INSTRUCTIONS FOR THE TASK:
Output all the data exactly. Pictures do not belong in the copy.

[AVAILABLE DATA start]

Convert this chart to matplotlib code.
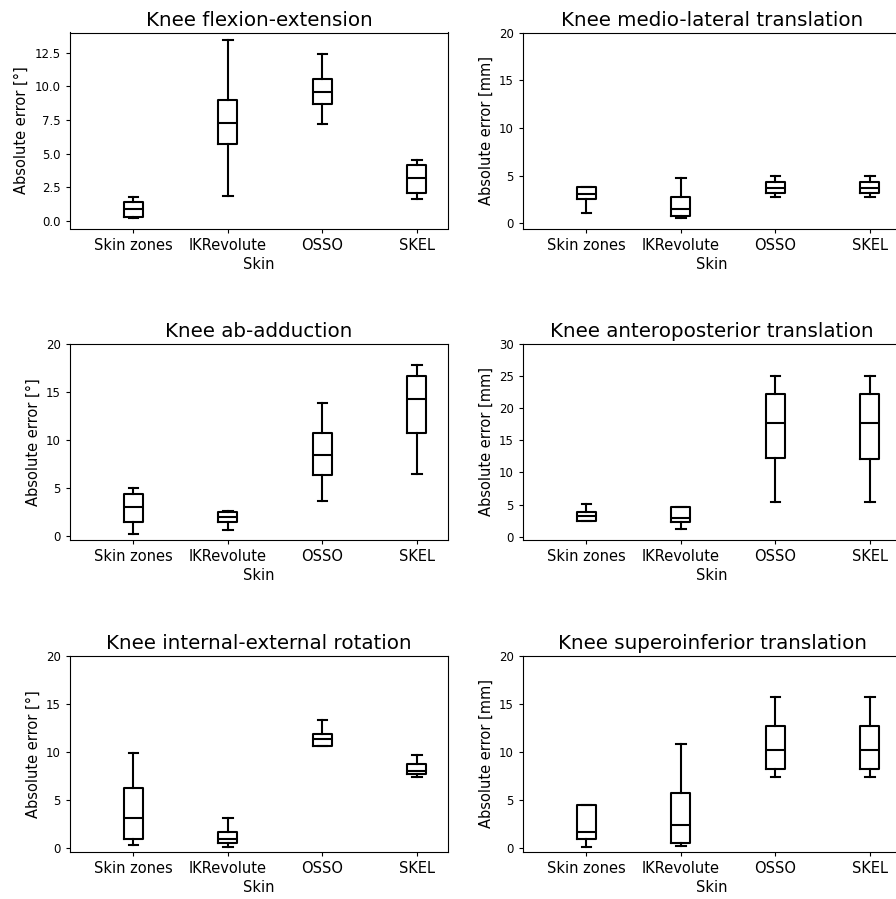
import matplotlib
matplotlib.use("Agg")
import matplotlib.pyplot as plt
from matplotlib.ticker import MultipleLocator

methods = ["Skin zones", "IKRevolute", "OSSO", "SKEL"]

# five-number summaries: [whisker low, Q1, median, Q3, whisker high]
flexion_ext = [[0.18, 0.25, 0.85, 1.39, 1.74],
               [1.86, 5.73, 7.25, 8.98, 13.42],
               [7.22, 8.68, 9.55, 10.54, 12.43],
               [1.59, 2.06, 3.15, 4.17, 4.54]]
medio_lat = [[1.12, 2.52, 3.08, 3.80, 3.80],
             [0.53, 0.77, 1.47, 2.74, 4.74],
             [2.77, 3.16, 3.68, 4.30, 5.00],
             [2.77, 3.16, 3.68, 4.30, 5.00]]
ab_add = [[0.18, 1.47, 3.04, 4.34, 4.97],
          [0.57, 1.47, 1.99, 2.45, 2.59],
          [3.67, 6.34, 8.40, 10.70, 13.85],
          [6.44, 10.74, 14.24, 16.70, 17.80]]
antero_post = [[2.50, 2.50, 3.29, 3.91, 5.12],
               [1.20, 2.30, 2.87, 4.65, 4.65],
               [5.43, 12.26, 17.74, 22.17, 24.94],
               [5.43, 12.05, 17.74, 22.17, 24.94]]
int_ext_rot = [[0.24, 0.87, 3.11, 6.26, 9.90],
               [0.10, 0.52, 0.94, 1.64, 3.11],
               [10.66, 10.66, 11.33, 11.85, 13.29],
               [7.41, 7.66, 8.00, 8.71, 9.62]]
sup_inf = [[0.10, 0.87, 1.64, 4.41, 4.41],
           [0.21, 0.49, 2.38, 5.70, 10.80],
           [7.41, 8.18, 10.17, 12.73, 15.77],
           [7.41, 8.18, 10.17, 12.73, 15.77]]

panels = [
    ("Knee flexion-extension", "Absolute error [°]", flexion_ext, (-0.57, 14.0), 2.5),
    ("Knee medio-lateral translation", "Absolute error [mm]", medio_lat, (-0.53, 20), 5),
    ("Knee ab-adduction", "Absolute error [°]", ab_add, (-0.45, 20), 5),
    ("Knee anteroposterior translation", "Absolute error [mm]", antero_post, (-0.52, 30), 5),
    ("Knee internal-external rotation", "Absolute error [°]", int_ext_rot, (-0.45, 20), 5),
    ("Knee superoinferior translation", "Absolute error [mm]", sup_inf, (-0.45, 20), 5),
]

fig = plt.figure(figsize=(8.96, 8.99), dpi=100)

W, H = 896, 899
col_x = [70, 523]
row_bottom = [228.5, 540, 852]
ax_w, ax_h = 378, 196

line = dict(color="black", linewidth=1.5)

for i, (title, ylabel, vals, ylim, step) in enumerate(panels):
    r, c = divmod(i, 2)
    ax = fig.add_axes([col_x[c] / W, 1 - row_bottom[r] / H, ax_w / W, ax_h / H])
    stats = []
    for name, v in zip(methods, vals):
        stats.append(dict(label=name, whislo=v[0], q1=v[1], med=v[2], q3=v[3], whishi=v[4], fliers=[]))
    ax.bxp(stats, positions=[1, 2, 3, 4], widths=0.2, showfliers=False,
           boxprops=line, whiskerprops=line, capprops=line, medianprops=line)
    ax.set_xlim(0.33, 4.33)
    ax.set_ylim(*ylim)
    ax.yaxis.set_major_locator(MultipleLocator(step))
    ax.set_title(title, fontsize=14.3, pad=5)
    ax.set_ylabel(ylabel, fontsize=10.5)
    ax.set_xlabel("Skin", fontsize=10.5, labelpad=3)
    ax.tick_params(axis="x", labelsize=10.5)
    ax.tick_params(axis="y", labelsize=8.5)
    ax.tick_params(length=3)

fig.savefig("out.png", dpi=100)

[AVAILABLE DATA end]

PROBLEM SOLUTION:
Convert this chart to matplotlib code.
import matplotlib
matplotlib.use("Agg")
import matplotlib.pyplot as plt
from matplotlib.ticker import MultipleLocator

methods = ["Skin zones", "IKRevolute", "OSSO", "SKEL"]

# five-number summaries: [whisker low, Q1, median, Q3, whisker high]
flexion_ext = [[0.18, 0.25, 0.85, 1.39, 1.74],
               [1.86, 5.73, 7.25, 8.98, 13.42],
               [7.22, 8.68, 9.55, 10.54, 12.43],
               [1.59, 2.06, 3.15, 4.17, 4.54]]
medio_lat = [[1.12, 2.52, 3.08, 3.80, 3.80],
             [0.53, 0.77, 1.47, 2.74, 4.74],
             [2.77, 3.16, 3.68, 4.30, 5.00],
             [2.77, 3.16, 3.68, 4.30, 5.00]]
ab_add = [[0.18, 1.47, 3.04, 4.34, 4.97],
          [0.57, 1.47, 1.99, 2.45, 2.59],
          [3.67, 6.34, 8.40, 10.70, 13.85],
          [6.44, 10.74, 14.24, 16.70, 17.80]]
antero_post = [[2.50, 2.50, 3.29, 3.91, 5.12],
               [1.20, 2.30, 2.87, 4.65, 4.65],
               [5.43, 12.26, 17.74, 22.17, 24.94],
               [5.43, 12.05, 17.74, 22.17, 24.94]]
int_ext_rot = [[0.24, 0.87, 3.11, 6.26, 9.90],
               [0.10, 0.52, 0.94, 1.64, 3.11],
               [10.66, 10.66, 11.33, 11.85, 13.29],
               [7.41, 7.66, 8.00, 8.71, 9.62]]
sup_inf = [[0.10, 0.87, 1.64, 4.41, 4.41],
           [0.21, 0.49, 2.38, 5.70, 10.80],
           [7.41, 8.18, 10.17, 12.73, 15.77],
           [7.41, 8.18, 10.17, 12.73, 15.77]]

panels = [
    ("Knee flexion-extension", "Absolute error [°]", flexion_ext, (-0.57, 14.0), 2.5),
    ("Knee medio-lateral translation", "Absolute error [mm]", medio_lat, (-0.53, 20), 5),
    ("Knee ab-adduction", "Absolute error [°]", ab_add, (-0.45, 20), 5),
    ("Knee anteroposterior translation", "Absolute error [mm]", antero_post, (-0.52, 30), 5),
    ("Knee internal-external rotation", "Absolute error [°]", int_ext_rot, (-0.45, 20), 5),
    ("Knee superoinferior translation", "Absolute error [mm]", sup_inf, (-0.45, 20), 5),
]

fig = plt.figure(figsize=(8.96, 8.99), dpi=100)

W, H = 896, 899
col_x = [70, 523]
row_bottom = [228.5, 540, 852]
ax_w, ax_h = 378, 196

line = dict(color="black", linewidth=1.5)

for i, (title, ylabel, vals, ylim, step) in enumerate(panels):
    r, c = divmod(i, 2)
    ax = fig.add_axes([col_x[c] / W, 1 - row_bottom[r] / H, ax_w / W, ax_h / H])
    stats = []
    for name, v in zip(methods, vals):
        stats.append(dict(label=name, whislo=v[0], q1=v[1], med=v[2], q3=v[3], whishi=v[4], fliers=[]))
    ax.bxp(stats, positions=[1, 2, 3, 4], widths=0.2, showfliers=False,
           boxprops=line, whiskerprops=line, capprops=line, medianprops=line)
    ax.set_xlim(0.33, 4.33)
    ax.set_ylim(*ylim)
    ax.yaxis.set_major_locator(MultipleLocator(step))
    ax.set_title(title, fontsize=14.3, pad=5)
    ax.set_ylabel(ylabel, fontsize=10.5)
    ax.set_xlabel("Skin", fontsize=10.5, labelpad=3)
    ax.tick_params(axis="x", labelsize=10.5)
    ax.tick_params(axis="y", labelsize=8.5)
    ax.tick_params(length=3)

fig.savefig("out.png", dpi=100)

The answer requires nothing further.